• **EXERCISE DESCRIPTION**:
Take every line that has the string "this" and copy it out.

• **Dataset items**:
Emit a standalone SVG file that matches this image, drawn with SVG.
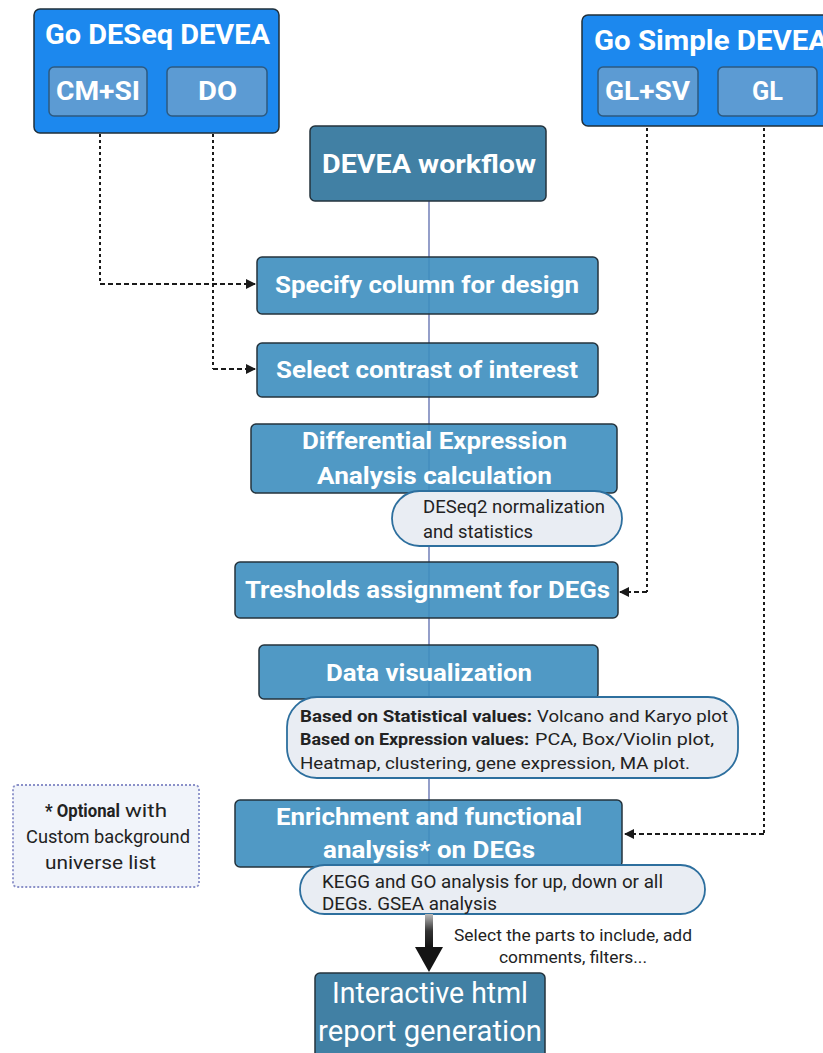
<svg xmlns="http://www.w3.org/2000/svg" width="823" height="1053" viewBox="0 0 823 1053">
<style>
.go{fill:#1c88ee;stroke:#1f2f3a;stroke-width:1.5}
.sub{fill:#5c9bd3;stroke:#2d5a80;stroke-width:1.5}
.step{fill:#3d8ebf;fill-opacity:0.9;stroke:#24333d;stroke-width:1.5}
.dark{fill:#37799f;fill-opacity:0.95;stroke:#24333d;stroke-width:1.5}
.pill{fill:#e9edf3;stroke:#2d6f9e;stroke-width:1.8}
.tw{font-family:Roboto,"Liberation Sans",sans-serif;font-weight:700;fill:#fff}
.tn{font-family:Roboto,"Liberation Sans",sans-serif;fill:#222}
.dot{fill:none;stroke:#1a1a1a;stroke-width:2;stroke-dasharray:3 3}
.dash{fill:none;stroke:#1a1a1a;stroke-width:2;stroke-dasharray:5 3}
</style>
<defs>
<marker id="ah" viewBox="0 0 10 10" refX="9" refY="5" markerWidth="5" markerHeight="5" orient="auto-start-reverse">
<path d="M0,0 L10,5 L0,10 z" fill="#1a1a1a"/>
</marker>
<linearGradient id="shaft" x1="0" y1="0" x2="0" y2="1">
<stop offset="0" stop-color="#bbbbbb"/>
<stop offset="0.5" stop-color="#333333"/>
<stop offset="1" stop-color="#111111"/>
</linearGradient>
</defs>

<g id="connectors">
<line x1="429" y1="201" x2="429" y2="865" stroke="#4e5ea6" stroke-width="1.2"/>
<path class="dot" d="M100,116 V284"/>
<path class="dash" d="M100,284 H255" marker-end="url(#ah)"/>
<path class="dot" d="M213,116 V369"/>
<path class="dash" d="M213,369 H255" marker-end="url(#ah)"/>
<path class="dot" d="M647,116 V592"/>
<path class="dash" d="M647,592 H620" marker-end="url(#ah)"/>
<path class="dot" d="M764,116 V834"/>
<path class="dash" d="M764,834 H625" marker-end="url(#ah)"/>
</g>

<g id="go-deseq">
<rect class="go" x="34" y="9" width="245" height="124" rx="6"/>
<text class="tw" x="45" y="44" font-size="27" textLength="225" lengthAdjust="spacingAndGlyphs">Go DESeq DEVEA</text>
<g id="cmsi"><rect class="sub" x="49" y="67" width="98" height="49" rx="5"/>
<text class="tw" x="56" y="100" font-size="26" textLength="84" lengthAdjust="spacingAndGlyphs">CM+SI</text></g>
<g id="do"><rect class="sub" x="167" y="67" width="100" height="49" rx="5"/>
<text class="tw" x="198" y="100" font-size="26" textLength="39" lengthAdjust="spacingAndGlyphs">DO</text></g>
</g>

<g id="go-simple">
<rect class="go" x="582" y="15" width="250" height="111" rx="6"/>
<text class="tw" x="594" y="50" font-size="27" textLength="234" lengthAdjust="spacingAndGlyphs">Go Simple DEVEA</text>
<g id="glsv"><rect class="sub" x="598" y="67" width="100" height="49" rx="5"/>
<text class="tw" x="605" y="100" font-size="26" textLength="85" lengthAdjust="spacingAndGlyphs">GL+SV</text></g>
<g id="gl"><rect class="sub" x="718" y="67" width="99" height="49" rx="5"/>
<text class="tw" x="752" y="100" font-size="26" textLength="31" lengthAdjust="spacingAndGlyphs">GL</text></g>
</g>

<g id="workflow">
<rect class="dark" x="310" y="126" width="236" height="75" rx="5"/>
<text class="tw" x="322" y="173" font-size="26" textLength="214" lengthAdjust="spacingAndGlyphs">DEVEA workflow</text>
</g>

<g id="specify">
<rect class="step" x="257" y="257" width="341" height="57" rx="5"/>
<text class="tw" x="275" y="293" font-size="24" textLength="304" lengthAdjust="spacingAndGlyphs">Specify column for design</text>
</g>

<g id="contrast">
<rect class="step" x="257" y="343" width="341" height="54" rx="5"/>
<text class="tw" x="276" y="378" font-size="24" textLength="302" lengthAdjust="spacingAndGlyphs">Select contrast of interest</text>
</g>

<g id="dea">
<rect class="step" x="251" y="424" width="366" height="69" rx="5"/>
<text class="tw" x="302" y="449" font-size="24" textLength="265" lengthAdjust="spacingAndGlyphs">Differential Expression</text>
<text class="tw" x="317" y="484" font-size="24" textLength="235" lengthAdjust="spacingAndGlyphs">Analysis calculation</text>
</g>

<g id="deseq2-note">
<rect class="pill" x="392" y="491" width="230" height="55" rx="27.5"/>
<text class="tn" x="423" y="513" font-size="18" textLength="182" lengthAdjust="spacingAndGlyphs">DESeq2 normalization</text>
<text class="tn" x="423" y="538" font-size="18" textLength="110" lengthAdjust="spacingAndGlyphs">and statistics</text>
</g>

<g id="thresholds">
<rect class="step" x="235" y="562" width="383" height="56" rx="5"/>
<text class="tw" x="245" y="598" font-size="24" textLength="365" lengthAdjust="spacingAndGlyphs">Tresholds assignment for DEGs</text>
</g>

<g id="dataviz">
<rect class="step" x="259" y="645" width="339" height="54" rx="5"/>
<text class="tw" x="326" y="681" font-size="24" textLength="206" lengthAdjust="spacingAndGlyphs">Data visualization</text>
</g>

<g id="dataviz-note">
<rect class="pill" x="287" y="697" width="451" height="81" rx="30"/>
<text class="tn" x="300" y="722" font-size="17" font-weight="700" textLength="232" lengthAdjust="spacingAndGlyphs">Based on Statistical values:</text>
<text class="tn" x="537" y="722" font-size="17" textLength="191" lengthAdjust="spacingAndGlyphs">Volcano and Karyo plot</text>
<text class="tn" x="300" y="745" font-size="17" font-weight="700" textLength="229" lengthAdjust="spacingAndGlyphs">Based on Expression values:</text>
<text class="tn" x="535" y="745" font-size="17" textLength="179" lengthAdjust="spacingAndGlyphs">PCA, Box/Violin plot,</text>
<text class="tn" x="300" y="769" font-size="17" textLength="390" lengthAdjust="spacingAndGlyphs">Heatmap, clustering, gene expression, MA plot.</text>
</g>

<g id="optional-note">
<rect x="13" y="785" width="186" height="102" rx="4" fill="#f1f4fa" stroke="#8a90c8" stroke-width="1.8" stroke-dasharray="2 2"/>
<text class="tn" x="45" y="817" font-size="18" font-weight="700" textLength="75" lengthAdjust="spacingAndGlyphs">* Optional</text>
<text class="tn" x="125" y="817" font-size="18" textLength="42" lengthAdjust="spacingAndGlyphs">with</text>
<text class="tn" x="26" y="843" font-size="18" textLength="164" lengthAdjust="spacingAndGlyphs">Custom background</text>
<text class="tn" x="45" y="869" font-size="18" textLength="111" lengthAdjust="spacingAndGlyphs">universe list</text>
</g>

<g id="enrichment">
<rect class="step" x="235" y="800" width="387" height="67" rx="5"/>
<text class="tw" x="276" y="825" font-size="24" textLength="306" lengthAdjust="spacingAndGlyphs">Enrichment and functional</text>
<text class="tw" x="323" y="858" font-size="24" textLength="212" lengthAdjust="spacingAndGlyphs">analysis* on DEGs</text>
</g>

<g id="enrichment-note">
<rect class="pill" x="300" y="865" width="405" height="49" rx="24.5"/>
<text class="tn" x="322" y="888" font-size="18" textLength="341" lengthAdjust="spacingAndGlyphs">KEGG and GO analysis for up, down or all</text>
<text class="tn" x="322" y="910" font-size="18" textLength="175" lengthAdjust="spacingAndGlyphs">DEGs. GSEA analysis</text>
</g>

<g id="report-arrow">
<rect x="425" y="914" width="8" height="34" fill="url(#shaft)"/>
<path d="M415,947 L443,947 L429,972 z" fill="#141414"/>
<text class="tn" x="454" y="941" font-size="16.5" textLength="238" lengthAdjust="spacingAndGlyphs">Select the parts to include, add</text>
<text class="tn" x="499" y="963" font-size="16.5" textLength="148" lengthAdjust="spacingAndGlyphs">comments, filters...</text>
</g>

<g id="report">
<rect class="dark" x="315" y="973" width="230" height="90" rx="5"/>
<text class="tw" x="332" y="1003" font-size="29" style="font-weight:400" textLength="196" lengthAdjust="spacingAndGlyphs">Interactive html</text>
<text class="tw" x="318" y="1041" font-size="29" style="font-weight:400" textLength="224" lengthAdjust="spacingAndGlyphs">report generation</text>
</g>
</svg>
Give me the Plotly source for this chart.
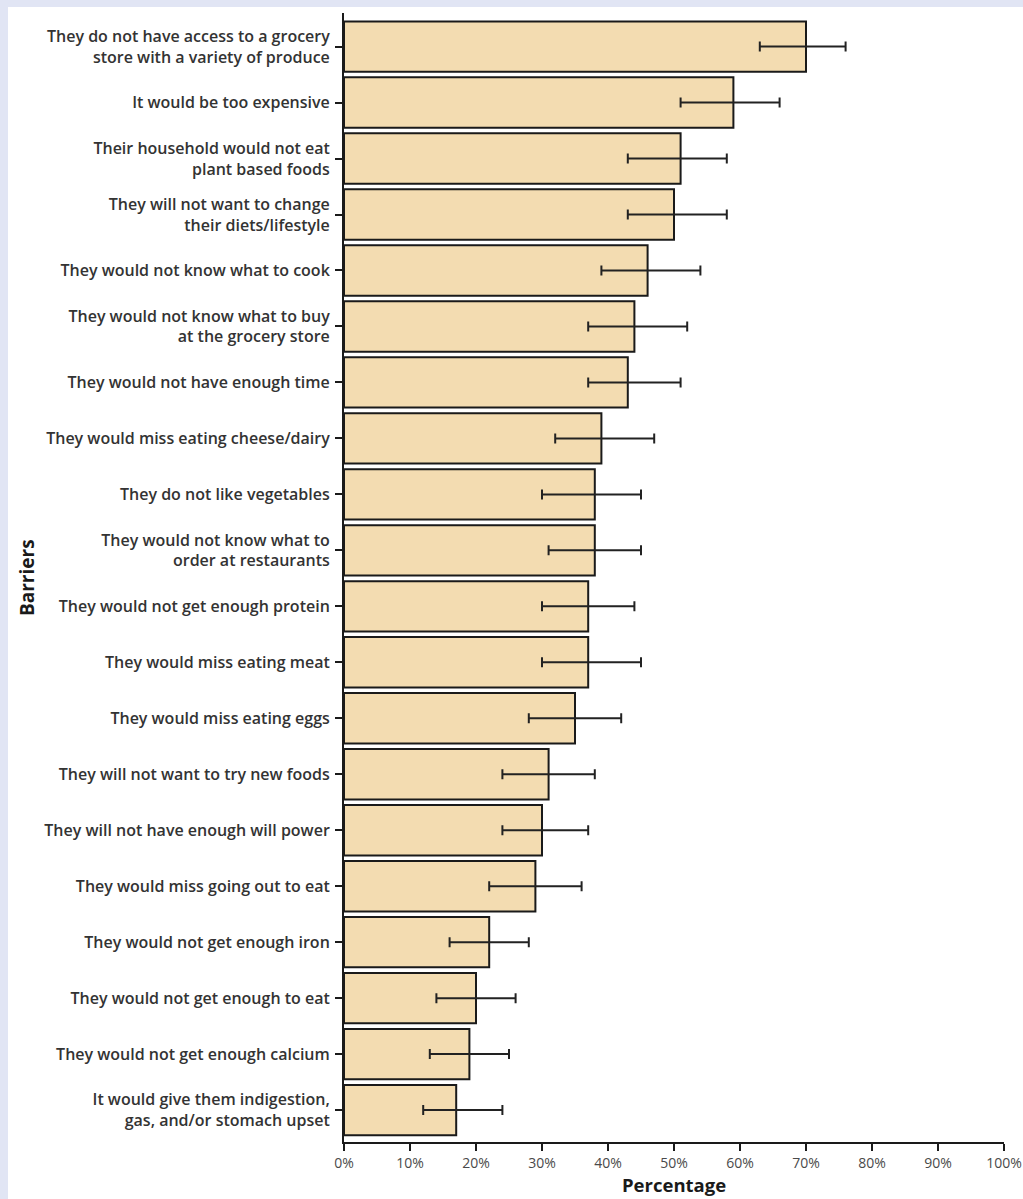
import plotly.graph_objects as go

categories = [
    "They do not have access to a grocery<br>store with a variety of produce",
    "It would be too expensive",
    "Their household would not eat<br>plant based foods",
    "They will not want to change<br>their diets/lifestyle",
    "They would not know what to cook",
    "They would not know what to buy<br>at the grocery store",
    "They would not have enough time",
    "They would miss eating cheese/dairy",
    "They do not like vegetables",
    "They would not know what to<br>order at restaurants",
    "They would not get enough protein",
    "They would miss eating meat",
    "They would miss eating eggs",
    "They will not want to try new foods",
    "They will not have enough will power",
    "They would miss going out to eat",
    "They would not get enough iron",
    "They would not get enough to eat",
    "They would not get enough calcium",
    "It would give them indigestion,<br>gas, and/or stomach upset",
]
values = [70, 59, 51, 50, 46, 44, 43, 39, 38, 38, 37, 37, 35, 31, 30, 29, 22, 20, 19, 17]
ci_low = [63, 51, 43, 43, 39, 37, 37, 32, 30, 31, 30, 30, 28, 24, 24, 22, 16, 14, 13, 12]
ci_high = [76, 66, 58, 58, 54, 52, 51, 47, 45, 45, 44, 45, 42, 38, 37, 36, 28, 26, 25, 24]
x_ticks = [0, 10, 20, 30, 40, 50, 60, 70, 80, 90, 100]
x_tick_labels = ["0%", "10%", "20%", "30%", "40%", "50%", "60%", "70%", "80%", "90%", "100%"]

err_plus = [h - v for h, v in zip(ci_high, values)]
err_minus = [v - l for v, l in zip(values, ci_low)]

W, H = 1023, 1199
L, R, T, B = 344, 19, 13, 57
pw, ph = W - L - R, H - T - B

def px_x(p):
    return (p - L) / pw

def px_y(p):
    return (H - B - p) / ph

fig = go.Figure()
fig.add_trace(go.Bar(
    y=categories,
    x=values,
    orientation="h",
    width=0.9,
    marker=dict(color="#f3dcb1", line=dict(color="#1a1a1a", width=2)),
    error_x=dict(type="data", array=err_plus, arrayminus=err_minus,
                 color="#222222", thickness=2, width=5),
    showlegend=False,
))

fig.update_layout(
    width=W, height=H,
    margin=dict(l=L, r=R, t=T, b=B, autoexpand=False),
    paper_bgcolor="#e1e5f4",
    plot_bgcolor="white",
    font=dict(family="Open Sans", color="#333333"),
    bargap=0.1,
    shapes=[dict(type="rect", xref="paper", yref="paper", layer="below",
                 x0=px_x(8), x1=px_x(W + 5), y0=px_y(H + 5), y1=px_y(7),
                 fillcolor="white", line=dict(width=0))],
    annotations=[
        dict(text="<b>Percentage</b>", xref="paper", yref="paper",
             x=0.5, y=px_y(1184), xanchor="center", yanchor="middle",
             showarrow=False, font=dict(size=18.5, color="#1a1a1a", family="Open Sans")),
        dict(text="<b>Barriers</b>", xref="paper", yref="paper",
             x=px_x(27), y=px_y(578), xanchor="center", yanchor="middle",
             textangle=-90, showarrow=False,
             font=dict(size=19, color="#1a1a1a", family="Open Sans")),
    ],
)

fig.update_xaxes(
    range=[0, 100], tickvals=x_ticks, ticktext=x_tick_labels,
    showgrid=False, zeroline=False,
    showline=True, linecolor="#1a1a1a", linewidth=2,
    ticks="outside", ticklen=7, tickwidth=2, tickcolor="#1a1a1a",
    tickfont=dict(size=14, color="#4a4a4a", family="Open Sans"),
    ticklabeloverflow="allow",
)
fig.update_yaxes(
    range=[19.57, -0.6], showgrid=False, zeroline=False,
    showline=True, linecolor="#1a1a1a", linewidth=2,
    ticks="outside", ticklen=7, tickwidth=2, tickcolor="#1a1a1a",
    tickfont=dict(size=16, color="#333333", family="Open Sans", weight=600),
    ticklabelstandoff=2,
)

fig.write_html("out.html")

• **FULL OUTPUT**:
Emit a standalone SVG file that matches this image, drawn with SVG.
Give me the Plotly source for this chart.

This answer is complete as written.